[Begin Dataset excerpt]

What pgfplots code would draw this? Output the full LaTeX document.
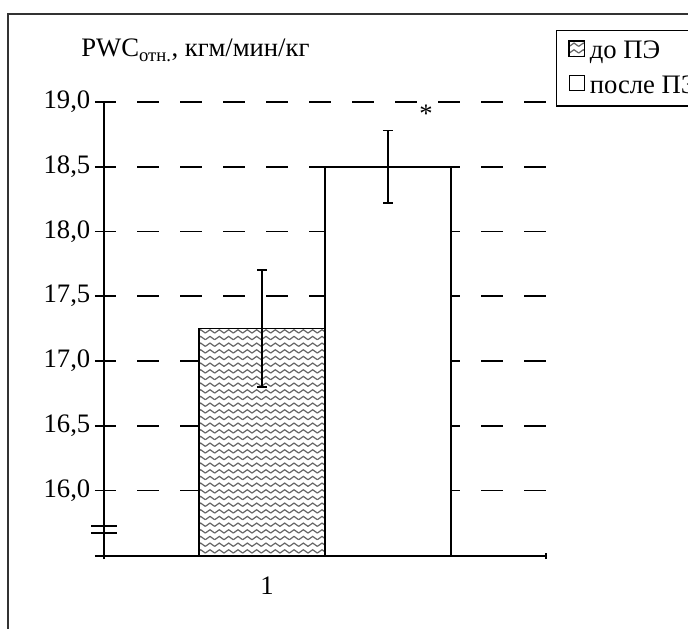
\documentclass[border=0pt]{standalone}
\usepackage{fontspec}
\setmainfont{Liberation Serif}
\usepackage{pgfplots}
\pgfplotsset{compat=1.18}
\usetikzlibrary{patterns}

% zigzag fill of the first bar
\pgfdeclarepatternformonly{zigzag}{\pgfqpoint{-1pt}{-1pt}}{\pgfqpoint{8pt}{6pt}}{\pgfqpoint{7pt}{5pt}}{%
  \pgfsetlinewidth{0.9pt}%
  \pgfpathmoveto{\pgfqpoint{0pt}{1.2pt}}%
  \pgfpathlineto{\pgfqpoint{3.5pt}{3.7pt}}%
  \pgfpathlineto{\pgfqpoint{7pt}{1.2pt}}%
  \pgfusepath{stroke}%
}

\pgfplotsset{
  box legend/.style={legend image code/.code={%
    \draw[##1, line width=0.9pt] (0pt,-4pt) rectangle (11.5pt,7.5pt);}},
  bar errors/.style={error bars/.cd, y dir=both, y explicit,
    error bar style={line width=1pt, black, solid},
    error mark options={rotate=90, mark size=3.75pt, line width=1.3pt, black, solid}},
}

\begin{document}
\begin{tikzpicture}[font=\fontsize{20pt}{24pt}\selectfont]
\useasboundingbox (-78pt,-54pt) rectangle (438pt,417pt);
\draw[line width=1.1pt, black!80] (-72pt,-60pt) -- (-72pt,406.5pt) -- (445pt,406.5pt);
\begin{axis}[
  scale only axis,
  width=331.5pt, height=340.5pt,
  xmin=0, xmax=1,
  ymin=15.494, ymax=19,
  axis lines*=left,
  axis line style={line width=1.4pt},
  every tick/.style={black, line width=1.4pt},
  tick align=center,
  major tick length=13.5pt,
  minor tick length=4.5pt,
  xtick={0.369}, xticklabels={1},
  xticklabel style={yshift=-5.5pt},
  major x tick style={draw=none},
  minor xtick={0,1},
  ytick={15.494,16,16.5,17,17.5,18,18.5,19},
  yticklabels={{},{16,0},{16,5},{17,0},{17,5},{18,0},{18,5},{19,0}},
  extra y ticks={15.672,15.726},
  extra y tick labels={},
  extra y tick style={major tick length=18.75pt, grid=none},
  ymajorgrids,
  grid style={black, line width=1.4pt, dash pattern=on 16.5pt off 15.75pt, dash phase=7.5pt},
  legend style={at={(1.0226,1.1586)}, anchor=north west, draw=black, line width=0.9pt,
    font=\fontsize{20pt}{24pt}\selectfont, cells={anchor=west},
    /tikz/every odd column/.append style={column sep=1.5pt},
    row sep=7pt, inner xsep=9pt, inner ysep=6pt},
]
\addplot[ybar, bar width=0.285, bar shift=0pt, draw=black, line width=1.2pt,
  preaction={fill=white}, pattern=zigzag, pattern color=black!60,
  box legend, bar errors]
  coordinates {(0.3575,17.25) +- (0,0.45)};
\addplot[ybar, bar width=0.285, bar shift=0pt, draw=black, line width=1.2pt, fill=white,
  box legend, bar errors]
  coordinates {(0.6425,18.5) +- (0,0.28)};
\node[anchor=base] at (axis cs:0.7285,18.845) {*};
\legend{до ПЭ, после ПЭ}
\end{axis}
\node[anchor=base west, inner sep=0pt] at (-17.25pt,374.25pt) {PWC\textsubscript{отн.}, кгм/мин/кг};
\end{tikzpicture}
\end{document}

[End Dataset excerpt]

▶ **What is required**:
Reproduce the material above in full, exactly, with no images.

▶ **Exercise solution**:
What pgfplots code would draw this? Output the full LaTeX document.
\documentclass[border=0pt]{standalone}
\usepackage{fontspec}
\setmainfont{Liberation Serif}
\usepackage{pgfplots}
\pgfplotsset{compat=1.18}
\usetikzlibrary{patterns}

% zigzag fill of the first bar
\pgfdeclarepatternformonly{zigzag}{\pgfqpoint{-1pt}{-1pt}}{\pgfqpoint{8pt}{6pt}}{\pgfqpoint{7pt}{5pt}}{%
  \pgfsetlinewidth{0.9pt}%
  \pgfpathmoveto{\pgfqpoint{0pt}{1.2pt}}%
  \pgfpathlineto{\pgfqpoint{3.5pt}{3.7pt}}%
  \pgfpathlineto{\pgfqpoint{7pt}{1.2pt}}%
  \pgfusepath{stroke}%
}

\pgfplotsset{
  box legend/.style={legend image code/.code={%
    \draw[##1, line width=0.9pt] (0pt,-4pt) rectangle (11.5pt,7.5pt);}},
  bar errors/.style={error bars/.cd, y dir=both, y explicit,
    error bar style={line width=1pt, black, solid},
    error mark options={rotate=90, mark size=3.75pt, line width=1.3pt, black, solid}},
}

\begin{document}
\begin{tikzpicture}[font=\fontsize{20pt}{24pt}\selectfont]
\useasboundingbox (-78pt,-54pt) rectangle (438pt,417pt);
\draw[line width=1.1pt, black!80] (-72pt,-60pt) -- (-72pt,406.5pt) -- (445pt,406.5pt);
\begin{axis}[
  scale only axis,
  width=331.5pt, height=340.5pt,
  xmin=0, xmax=1,
  ymin=15.494, ymax=19,
  axis lines*=left,
  axis line style={line width=1.4pt},
  every tick/.style={black, line width=1.4pt},
  tick align=center,
  major tick length=13.5pt,
  minor tick length=4.5pt,
  xtick={0.369}, xticklabels={1},
  xticklabel style={yshift=-5.5pt},
  major x tick style={draw=none},
  minor xtick={0,1},
  ytick={15.494,16,16.5,17,17.5,18,18.5,19},
  yticklabels={{},{16,0},{16,5},{17,0},{17,5},{18,0},{18,5},{19,0}},
  extra y ticks={15.672,15.726},
  extra y tick labels={},
  extra y tick style={major tick length=18.75pt, grid=none},
  ymajorgrids,
  grid style={black, line width=1.4pt, dash pattern=on 16.5pt off 15.75pt, dash phase=7.5pt},
  legend style={at={(1.0226,1.1586)}, anchor=north west, draw=black, line width=0.9pt,
    font=\fontsize{20pt}{24pt}\selectfont, cells={anchor=west},
    /tikz/every odd column/.append style={column sep=1.5pt},
    row sep=7pt, inner xsep=9pt, inner ysep=6pt},
]
\addplot[ybar, bar width=0.285, bar shift=0pt, draw=black, line width=1.2pt,
  preaction={fill=white}, pattern=zigzag, pattern color=black!60,
  box legend, bar errors]
  coordinates {(0.3575,17.25) +- (0,0.45)};
\addplot[ybar, bar width=0.285, bar shift=0pt, draw=black, line width=1.2pt, fill=white,
  box legend, bar errors]
  coordinates {(0.6425,18.5) +- (0,0.28)};
\node[anchor=base] at (axis cs:0.7285,18.845) {*};
\legend{до ПЭ, после ПЭ}
\end{axis}
\node[anchor=base west, inner sep=0pt] at (-17.25pt,374.25pt) {PWC\textsubscript{отн.}, кгм/мин/кг};
\end{tikzpicture}
\end{document}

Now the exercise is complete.